● TASK REQUIREMENTS
Return each line that holds the word "this".
****************************************
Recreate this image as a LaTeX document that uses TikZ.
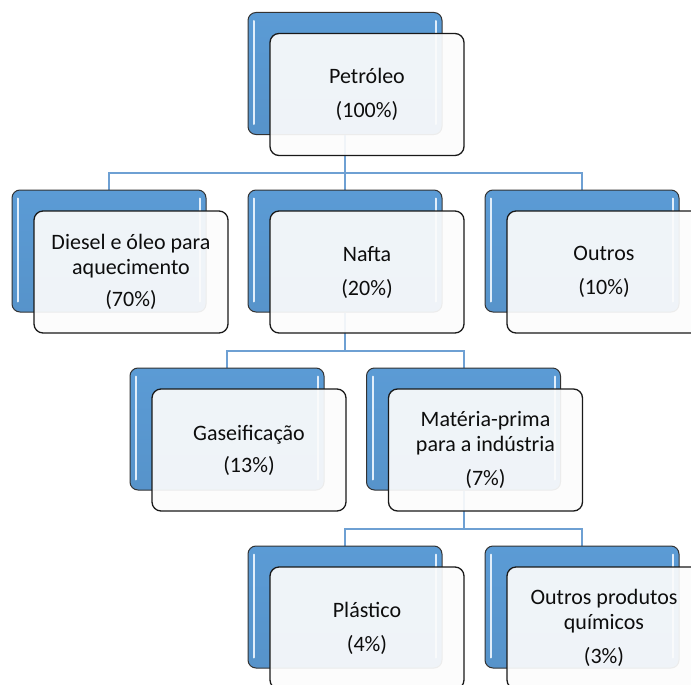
\documentclass[tikz,border=0pt]{standalone}
\usepackage{fontspec}
\setmainfont{Carlito}
\usepackage{tikz}
\usetikzlibrary{backgrounds}
\definecolor{boxblue}{RGB}{91, 155, 213}
\definecolor{linkblue}{RGB}{110, 160, 211}
\definecolor{shine}{RGB}{225, 238, 250}
\definecolor{face}{RGB}{252, 252, 252}

\begin{document}
\begin{tikzpicture}[x=1pt, y=-1pt,
  backbox/.style={draw=black!80, line width=1pt, rounded corners=8pt,
                  top color=boxblue, bottom color=boxblue!95!black,
                  minimum width=194pt, minimum height=122pt, inner sep=0pt},
  frontbox/.style={draw=black!90, line width=1.3pt, rounded corners=9pt,
                   fill=face, fill opacity=0.92, text opacity=1,
                   minimum width=194pt, minimum height=122pt, inner sep=0pt,
                   align=center, text=black!95,
                   font=\fontsize{22}{25}\selectfont},
  link/.style={draw=linkblue, line width=2pt},
  gleam/.style={draw=shine, line width=2pt, line cap=round}]

  \useasboundingbox (0, 0) rectangle (691, 685);
  \clip (0, 0) rectangle (691, 685);

  % back boxes
  \node [backbox] (pet) at (345, 73.5) {};
  \node [backbox] (die) at (109, 251) {};
  \node [backbox] (naf) at (345, 251) {};
  \node [backbox] (out) at (582, 251) {};
  \node [backbox] (gas) at (227, 429) {};
  \node [backbox] (mat) at (463.5, 429) {};
  \node [backbox] (pla) at (345, 607) {};
  \node [backbox] (qui) at (582, 607) {};

  \foreach \n in {pet, die, naf, out, gas, mat, pla, qui} {
    \draw [gleam] ([shift={(6.5, 9)}]\n.north west) -- ([shift={(6.5, -11)}]\n.south west);
    \draw [gleam] ([shift={(-6.5, 9)}]\n.north east) -- ([shift={(-6.5, -11)}]\n.south east);
  }

  % connectors
  \begin{scope}[on background layer]
    \draw [link] (pet.south) -- ++(0, 38) -| (die.north);
    \draw [link] (pet.south) -- ++(0, 38) -| (naf.north);
    \draw [link] (pet.south) -- ++(0, 38) -| (out.north);
    \draw [link] (naf.south) -- ++(0, 38) -| (gas.north);
    \draw [link] (naf.south) -- ++(0, 38) -| (mat.north);
    \draw [link] (mat.south) -- ++(0, 38) -| (pla.north);
    \draw [link] (mat.south) -- ++(0, 38) -| (qui.north);
  \end{scope}

  % front boxes
  \node [frontbox] (petf) at ([shift={(22, 21)}]pet.center) {Petróleo\\[9pt](100\%)};
  \node [frontbox] (dief) at ([shift={(22, 21)}]die.center) {Diesel e óleo para\\aquecimento\\[7pt](70\%)};
  \node [frontbox] (naff) at ([shift={(22, 21)}]naf.center) {Nafta\\[9pt](20\%)};
  \node [frontbox] (outf) at ([shift={(22, 21)}]out.center) {Outros\\[9pt](10\%)};
  \node [frontbox] (gasf) at ([shift={(22, 21)}]gas.center) {Gaseificação\\[7pt](13\%)};
  \node [frontbox] (matf) at ([shift={(22, 21)}]mat.center) {Matéria-prima\\para a indústria\\[9pt](7\%)};
  \node [frontbox] (plaf) at ([shift={(22, 21)}]pla.center) {Plástico\\[9pt](4\%)};
  \node [frontbox] (quif) at ([shift={(22, 21)}]qui.center) {Outros produtos\\químicos\\[9pt](3\%)};

\end{tikzpicture}
\end{document}
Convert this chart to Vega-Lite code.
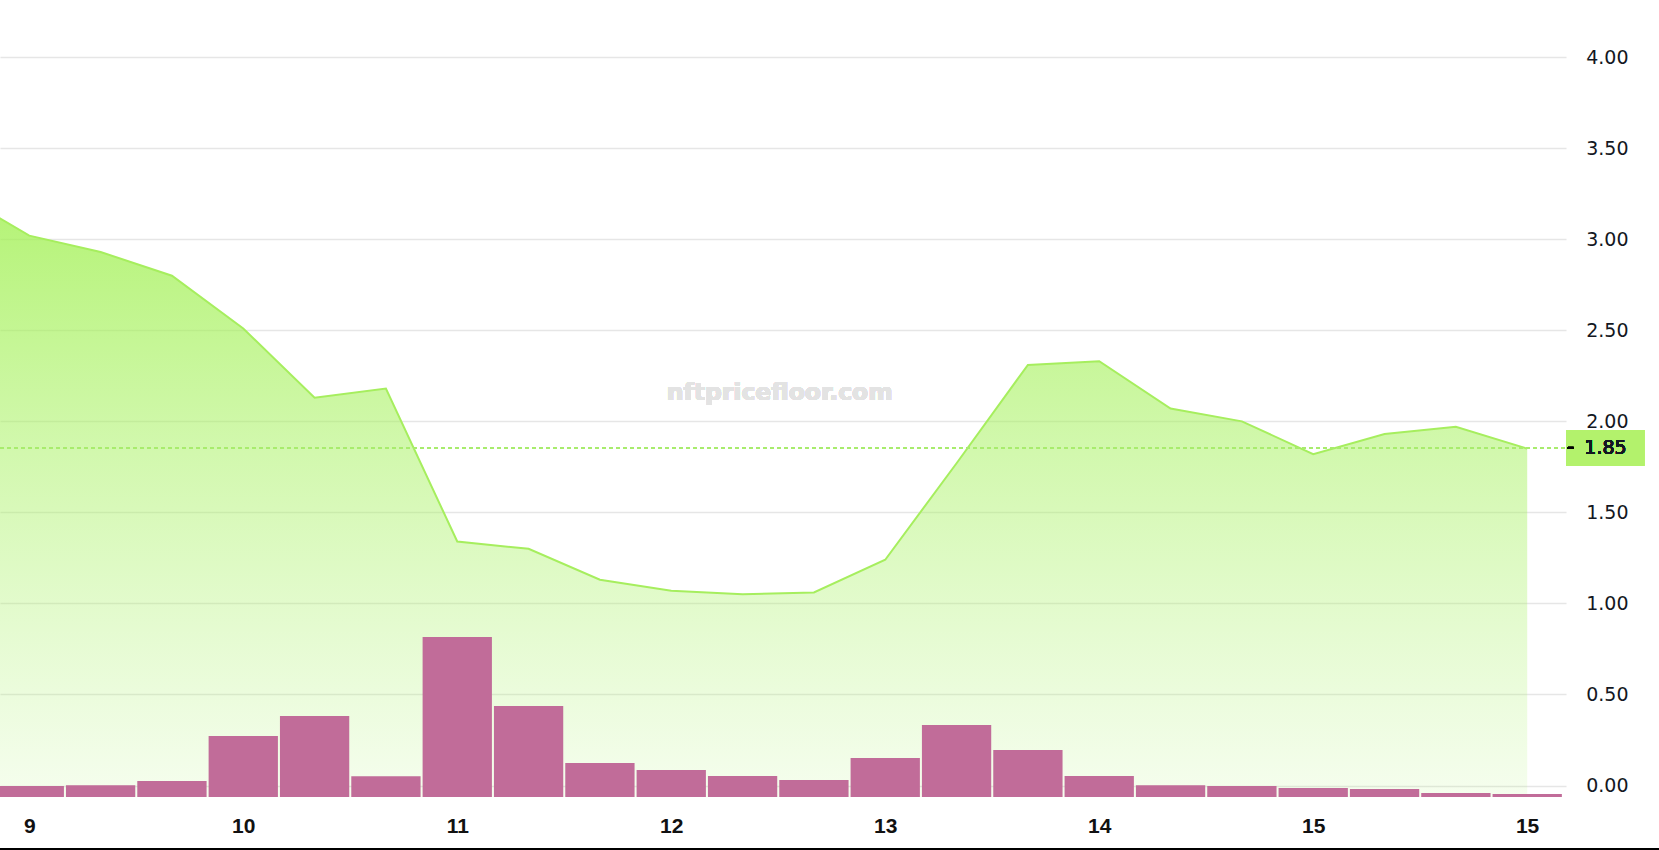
****************************************
● CORRECT RESULT
Recreate this image as a LaTeX document that uses TikZ.
Convert this chart to Vega-Lite code.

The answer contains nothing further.